> **Records shown**
● ● ● ●

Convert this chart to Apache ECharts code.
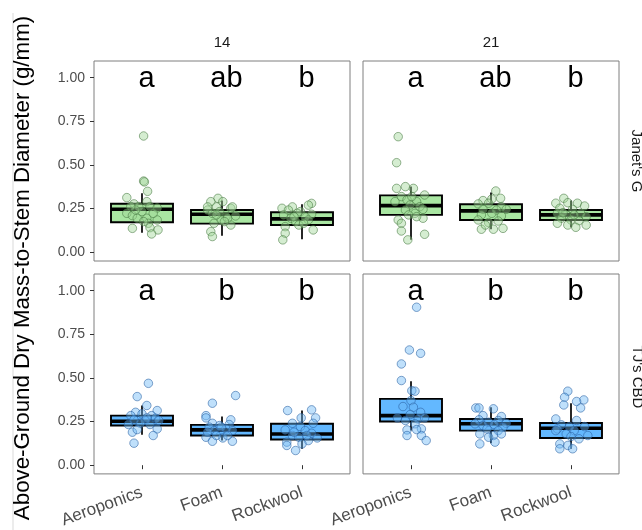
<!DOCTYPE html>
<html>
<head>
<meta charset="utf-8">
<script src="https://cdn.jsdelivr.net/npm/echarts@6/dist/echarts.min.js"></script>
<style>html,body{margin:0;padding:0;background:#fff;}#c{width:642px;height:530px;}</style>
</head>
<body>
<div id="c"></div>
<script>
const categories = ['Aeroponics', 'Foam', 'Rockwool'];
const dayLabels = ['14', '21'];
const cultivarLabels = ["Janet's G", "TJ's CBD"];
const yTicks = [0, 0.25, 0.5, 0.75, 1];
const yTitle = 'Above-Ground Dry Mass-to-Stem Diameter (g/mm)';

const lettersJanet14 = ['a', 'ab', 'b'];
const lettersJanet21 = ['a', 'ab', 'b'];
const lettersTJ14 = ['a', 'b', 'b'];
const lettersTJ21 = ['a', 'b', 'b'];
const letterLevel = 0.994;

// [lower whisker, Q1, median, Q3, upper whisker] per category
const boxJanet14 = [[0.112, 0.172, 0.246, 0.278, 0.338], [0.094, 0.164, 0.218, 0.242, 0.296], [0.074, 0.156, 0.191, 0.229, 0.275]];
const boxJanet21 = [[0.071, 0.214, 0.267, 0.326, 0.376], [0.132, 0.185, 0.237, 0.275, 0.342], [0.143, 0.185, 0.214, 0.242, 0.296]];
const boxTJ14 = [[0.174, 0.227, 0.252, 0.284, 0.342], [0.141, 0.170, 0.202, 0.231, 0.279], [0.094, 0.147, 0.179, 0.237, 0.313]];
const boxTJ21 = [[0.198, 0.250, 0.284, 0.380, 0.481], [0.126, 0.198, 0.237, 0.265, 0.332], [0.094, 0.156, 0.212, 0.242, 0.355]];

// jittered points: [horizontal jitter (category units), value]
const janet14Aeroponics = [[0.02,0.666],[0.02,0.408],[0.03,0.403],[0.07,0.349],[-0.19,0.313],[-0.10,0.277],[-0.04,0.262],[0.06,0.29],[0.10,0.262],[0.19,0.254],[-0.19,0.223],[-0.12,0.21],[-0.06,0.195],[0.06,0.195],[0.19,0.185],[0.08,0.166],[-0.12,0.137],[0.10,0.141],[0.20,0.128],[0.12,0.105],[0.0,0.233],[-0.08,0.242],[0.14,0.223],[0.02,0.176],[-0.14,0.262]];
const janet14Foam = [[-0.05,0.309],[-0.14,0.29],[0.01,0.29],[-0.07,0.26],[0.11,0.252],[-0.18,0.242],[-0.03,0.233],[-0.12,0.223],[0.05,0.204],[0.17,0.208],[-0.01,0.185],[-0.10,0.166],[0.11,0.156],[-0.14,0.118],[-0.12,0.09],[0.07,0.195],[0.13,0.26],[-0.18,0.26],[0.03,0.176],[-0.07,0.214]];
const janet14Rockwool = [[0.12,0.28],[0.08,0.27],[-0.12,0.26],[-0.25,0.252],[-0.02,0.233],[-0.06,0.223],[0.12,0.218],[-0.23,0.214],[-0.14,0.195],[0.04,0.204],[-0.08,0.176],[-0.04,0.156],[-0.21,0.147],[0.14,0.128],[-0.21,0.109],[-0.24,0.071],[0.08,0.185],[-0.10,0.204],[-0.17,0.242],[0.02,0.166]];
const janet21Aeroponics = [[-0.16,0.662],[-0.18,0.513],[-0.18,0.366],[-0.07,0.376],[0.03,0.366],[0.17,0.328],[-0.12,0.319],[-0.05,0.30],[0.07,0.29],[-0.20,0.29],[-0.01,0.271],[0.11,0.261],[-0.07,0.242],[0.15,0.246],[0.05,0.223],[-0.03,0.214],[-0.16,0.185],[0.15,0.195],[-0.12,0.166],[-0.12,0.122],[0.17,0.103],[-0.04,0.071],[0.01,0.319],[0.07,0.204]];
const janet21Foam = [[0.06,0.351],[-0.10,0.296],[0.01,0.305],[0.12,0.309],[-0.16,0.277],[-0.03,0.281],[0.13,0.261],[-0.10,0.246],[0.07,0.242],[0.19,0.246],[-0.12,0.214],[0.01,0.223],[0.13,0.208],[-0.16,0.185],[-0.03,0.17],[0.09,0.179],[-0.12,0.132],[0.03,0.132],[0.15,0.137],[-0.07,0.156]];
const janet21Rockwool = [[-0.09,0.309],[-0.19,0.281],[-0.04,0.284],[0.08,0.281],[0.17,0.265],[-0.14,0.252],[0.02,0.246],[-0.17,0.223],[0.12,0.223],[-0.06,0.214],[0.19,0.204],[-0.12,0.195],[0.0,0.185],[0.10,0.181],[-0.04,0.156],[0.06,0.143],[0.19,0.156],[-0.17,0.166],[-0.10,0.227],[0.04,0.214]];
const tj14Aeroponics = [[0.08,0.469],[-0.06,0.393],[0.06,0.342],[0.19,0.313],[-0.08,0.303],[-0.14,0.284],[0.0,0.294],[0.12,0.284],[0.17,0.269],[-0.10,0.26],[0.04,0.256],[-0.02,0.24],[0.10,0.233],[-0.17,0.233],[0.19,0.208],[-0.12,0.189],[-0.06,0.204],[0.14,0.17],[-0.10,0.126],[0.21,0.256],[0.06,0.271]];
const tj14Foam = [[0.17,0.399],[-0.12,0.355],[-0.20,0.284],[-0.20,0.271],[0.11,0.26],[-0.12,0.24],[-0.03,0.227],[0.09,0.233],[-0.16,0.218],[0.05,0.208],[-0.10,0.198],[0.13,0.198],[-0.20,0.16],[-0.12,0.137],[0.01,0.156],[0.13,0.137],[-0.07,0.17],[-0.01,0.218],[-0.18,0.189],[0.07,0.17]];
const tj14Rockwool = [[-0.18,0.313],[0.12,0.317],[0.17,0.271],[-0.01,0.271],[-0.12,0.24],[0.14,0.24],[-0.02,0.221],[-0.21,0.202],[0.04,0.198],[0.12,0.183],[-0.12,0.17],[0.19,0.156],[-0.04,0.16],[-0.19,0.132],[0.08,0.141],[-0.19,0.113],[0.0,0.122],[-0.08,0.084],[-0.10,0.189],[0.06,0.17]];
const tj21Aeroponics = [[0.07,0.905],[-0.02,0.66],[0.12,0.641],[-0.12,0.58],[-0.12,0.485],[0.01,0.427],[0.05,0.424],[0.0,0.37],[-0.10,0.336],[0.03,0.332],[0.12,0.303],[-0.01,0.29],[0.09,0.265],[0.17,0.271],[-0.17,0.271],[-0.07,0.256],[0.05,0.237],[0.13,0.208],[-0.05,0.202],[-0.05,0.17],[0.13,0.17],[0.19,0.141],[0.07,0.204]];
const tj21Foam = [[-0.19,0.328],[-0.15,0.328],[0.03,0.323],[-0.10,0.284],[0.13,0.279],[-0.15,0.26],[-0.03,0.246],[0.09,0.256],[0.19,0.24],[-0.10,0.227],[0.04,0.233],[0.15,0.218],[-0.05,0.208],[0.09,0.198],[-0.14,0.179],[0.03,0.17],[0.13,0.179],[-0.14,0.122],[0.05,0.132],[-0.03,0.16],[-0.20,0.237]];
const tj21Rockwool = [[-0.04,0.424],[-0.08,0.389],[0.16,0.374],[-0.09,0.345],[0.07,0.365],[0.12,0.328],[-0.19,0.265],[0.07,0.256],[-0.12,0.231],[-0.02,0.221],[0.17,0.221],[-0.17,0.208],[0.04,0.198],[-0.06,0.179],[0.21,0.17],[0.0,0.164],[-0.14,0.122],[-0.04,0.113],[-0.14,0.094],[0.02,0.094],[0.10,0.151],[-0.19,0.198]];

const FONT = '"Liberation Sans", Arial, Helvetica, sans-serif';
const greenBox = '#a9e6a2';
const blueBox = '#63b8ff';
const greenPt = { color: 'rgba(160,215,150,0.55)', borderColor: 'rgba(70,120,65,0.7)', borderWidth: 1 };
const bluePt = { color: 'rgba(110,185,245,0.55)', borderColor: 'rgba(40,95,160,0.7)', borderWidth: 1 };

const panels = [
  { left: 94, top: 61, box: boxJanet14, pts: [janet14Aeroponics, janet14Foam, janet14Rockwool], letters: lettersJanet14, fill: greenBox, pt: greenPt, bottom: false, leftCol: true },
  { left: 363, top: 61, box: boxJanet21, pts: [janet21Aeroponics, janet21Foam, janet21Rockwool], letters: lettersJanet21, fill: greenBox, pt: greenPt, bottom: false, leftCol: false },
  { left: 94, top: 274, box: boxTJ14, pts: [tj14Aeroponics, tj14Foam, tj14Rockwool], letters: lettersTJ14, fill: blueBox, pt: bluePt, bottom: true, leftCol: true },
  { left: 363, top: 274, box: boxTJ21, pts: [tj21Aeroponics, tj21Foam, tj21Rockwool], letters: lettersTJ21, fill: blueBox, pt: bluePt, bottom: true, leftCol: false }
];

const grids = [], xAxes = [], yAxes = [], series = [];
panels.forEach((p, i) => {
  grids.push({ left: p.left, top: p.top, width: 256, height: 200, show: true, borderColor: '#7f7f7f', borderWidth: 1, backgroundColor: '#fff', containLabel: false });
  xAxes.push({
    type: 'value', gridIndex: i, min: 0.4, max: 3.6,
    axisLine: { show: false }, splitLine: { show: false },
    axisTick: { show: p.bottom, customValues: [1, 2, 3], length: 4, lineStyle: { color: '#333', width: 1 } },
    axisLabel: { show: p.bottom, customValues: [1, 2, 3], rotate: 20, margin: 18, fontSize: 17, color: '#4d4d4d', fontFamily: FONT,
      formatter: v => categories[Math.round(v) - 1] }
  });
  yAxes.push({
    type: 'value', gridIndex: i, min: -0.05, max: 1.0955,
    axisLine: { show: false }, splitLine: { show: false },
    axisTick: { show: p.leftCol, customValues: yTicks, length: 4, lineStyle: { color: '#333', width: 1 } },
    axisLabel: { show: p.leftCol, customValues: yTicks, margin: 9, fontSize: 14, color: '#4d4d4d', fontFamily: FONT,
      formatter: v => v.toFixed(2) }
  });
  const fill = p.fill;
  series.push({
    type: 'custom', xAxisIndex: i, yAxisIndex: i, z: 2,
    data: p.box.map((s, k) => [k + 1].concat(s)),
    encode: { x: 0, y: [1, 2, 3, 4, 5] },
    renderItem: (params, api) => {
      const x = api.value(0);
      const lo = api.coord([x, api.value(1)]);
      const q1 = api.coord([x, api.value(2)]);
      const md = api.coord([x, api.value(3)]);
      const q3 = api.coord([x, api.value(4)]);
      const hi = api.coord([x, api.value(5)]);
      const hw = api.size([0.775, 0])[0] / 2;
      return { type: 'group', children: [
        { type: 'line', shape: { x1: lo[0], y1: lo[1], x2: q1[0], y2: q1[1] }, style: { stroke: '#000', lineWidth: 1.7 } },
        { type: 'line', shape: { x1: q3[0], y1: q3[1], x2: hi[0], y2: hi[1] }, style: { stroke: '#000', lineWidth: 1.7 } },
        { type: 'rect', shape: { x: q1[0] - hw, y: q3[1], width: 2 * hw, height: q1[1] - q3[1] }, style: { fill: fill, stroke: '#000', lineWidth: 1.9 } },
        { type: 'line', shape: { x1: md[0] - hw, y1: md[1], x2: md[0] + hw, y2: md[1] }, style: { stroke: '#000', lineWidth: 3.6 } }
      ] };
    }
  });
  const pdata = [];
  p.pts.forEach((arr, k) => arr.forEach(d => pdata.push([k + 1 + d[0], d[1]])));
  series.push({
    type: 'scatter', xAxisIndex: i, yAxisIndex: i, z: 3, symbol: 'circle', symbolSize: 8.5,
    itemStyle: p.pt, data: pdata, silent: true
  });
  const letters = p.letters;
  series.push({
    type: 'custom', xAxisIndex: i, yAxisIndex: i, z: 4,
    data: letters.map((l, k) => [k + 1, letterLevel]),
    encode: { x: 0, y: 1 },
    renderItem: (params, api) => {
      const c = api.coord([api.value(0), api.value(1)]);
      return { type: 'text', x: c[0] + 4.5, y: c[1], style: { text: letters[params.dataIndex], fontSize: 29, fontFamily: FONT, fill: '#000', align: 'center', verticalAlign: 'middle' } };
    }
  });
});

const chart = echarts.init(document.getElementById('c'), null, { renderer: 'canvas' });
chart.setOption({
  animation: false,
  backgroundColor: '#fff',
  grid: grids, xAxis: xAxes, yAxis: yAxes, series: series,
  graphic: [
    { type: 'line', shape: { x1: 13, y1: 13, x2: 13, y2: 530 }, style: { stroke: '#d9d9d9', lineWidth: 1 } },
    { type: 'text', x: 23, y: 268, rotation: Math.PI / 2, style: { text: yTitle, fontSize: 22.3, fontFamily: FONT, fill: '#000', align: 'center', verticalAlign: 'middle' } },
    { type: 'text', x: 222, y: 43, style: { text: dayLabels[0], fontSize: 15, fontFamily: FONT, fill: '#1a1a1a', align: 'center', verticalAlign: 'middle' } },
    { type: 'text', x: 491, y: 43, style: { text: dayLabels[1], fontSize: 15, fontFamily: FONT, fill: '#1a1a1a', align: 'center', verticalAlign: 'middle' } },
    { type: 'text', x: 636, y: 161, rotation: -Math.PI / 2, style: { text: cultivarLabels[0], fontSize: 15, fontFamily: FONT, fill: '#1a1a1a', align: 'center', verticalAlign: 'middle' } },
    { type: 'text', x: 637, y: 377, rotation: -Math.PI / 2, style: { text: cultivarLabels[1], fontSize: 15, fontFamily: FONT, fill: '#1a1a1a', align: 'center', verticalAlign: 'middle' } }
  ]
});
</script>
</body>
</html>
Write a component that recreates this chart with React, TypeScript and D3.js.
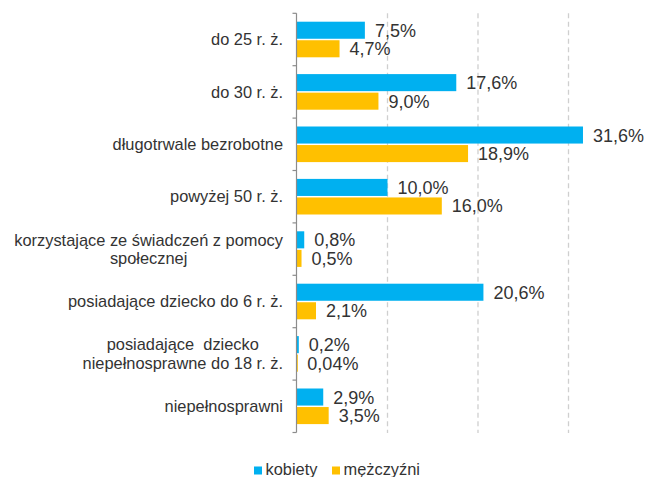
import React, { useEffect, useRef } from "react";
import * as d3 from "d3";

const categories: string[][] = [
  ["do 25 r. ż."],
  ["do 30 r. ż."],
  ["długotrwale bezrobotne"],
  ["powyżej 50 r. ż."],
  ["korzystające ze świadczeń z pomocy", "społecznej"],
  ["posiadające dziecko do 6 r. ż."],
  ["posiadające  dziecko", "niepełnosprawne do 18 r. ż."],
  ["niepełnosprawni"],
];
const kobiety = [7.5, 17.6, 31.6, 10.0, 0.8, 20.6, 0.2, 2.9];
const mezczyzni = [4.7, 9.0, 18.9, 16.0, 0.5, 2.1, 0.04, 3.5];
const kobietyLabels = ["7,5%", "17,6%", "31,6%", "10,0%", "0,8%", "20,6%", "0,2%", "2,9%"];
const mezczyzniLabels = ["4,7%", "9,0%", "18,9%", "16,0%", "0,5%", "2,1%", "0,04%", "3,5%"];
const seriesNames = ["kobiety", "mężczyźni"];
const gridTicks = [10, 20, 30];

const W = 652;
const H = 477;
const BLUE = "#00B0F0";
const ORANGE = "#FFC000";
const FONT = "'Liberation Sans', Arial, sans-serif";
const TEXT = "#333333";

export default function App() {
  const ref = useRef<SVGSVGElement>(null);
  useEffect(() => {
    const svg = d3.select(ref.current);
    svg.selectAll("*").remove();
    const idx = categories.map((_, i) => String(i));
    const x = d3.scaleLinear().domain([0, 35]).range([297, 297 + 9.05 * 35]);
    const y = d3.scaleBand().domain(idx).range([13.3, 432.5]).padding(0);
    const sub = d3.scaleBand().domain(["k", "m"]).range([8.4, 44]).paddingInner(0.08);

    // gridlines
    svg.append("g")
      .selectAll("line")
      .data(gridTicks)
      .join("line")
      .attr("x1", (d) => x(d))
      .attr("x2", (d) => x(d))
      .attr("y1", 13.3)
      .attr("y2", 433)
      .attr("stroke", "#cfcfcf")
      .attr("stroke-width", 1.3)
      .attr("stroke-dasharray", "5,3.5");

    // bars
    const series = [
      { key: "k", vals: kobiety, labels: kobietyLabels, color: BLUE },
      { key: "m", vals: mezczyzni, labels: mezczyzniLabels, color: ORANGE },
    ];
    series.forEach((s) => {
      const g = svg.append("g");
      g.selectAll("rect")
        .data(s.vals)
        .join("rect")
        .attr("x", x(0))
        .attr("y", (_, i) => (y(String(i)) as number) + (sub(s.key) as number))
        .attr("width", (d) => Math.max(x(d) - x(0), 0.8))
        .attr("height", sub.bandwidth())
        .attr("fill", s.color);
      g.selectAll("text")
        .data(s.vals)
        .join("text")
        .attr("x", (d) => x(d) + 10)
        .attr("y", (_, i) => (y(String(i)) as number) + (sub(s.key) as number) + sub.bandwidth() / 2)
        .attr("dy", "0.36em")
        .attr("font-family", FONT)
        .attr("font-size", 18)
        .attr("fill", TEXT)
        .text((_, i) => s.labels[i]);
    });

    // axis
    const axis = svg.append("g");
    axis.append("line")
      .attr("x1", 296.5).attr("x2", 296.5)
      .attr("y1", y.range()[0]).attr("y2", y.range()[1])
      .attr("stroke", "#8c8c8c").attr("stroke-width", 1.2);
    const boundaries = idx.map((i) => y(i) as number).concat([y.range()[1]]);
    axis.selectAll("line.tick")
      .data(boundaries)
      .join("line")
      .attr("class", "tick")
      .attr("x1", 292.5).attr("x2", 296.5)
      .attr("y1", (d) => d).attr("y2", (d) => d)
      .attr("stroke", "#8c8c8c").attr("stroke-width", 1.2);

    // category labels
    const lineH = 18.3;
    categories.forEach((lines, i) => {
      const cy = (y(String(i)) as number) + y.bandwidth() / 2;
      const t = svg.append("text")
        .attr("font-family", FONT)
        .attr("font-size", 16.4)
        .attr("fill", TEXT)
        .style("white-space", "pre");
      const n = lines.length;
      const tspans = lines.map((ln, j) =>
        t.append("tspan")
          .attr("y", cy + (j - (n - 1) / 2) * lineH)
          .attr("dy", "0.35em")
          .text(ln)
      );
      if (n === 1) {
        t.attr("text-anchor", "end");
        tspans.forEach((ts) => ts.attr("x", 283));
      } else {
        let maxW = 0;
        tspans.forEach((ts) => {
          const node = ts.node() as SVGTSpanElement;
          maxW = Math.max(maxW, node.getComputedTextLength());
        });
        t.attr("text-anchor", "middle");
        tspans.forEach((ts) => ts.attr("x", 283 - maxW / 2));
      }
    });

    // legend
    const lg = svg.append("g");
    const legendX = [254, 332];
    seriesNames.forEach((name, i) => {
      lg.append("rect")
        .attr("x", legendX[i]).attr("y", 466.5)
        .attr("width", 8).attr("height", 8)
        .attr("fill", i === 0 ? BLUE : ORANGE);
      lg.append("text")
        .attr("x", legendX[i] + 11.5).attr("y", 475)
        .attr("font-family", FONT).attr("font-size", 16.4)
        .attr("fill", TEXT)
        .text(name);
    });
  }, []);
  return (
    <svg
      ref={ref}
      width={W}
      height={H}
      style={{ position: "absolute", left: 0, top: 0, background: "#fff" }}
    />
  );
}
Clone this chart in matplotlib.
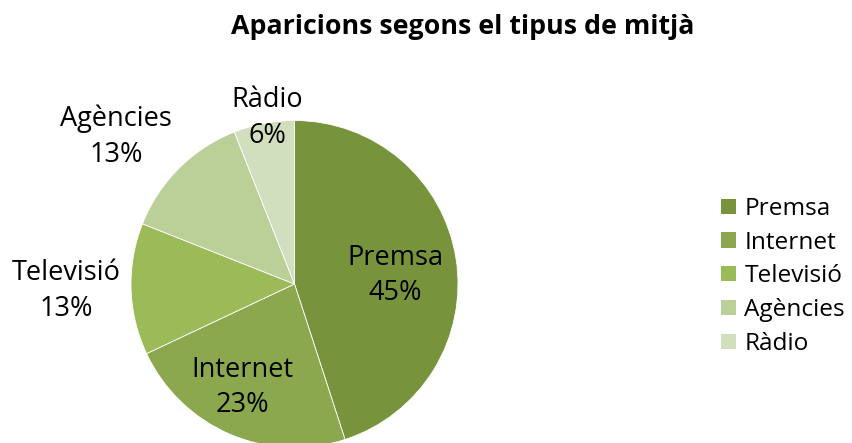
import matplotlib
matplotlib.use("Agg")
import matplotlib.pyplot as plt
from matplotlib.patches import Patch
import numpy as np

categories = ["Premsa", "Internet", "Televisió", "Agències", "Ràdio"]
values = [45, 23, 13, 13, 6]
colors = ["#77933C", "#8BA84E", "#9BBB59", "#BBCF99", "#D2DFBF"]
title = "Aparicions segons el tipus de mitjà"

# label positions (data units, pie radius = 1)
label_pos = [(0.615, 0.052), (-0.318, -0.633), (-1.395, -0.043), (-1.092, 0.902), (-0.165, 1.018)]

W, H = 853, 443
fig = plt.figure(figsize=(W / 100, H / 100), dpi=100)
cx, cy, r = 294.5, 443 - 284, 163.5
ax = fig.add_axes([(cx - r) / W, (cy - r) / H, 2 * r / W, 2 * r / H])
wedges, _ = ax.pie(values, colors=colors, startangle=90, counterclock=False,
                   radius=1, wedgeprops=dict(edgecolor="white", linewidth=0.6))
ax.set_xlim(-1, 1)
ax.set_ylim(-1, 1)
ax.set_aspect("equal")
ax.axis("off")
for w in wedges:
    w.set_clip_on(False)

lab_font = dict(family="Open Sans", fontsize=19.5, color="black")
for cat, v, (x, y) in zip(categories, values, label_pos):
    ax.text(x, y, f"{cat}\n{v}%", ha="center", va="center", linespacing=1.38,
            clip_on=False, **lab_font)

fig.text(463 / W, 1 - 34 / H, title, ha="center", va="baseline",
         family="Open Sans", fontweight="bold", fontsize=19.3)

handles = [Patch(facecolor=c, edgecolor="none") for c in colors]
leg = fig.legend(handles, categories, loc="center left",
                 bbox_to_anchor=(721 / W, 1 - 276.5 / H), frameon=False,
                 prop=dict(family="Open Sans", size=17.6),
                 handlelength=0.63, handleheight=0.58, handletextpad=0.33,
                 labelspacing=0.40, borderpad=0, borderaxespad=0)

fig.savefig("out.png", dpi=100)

● ● ● ●

> **Goal of the exercise**
Give back exactly the lines from the one containing "Clone this chart in matplotlib." to the one containing "import numpy as np", both included, and no pictures.

> **The result**
Clone this chart in matplotlib.
import matplotlib
matplotlib.use("Agg")
import matplotlib.pyplot as plt
from matplotlib.patches import Patch
import numpy as np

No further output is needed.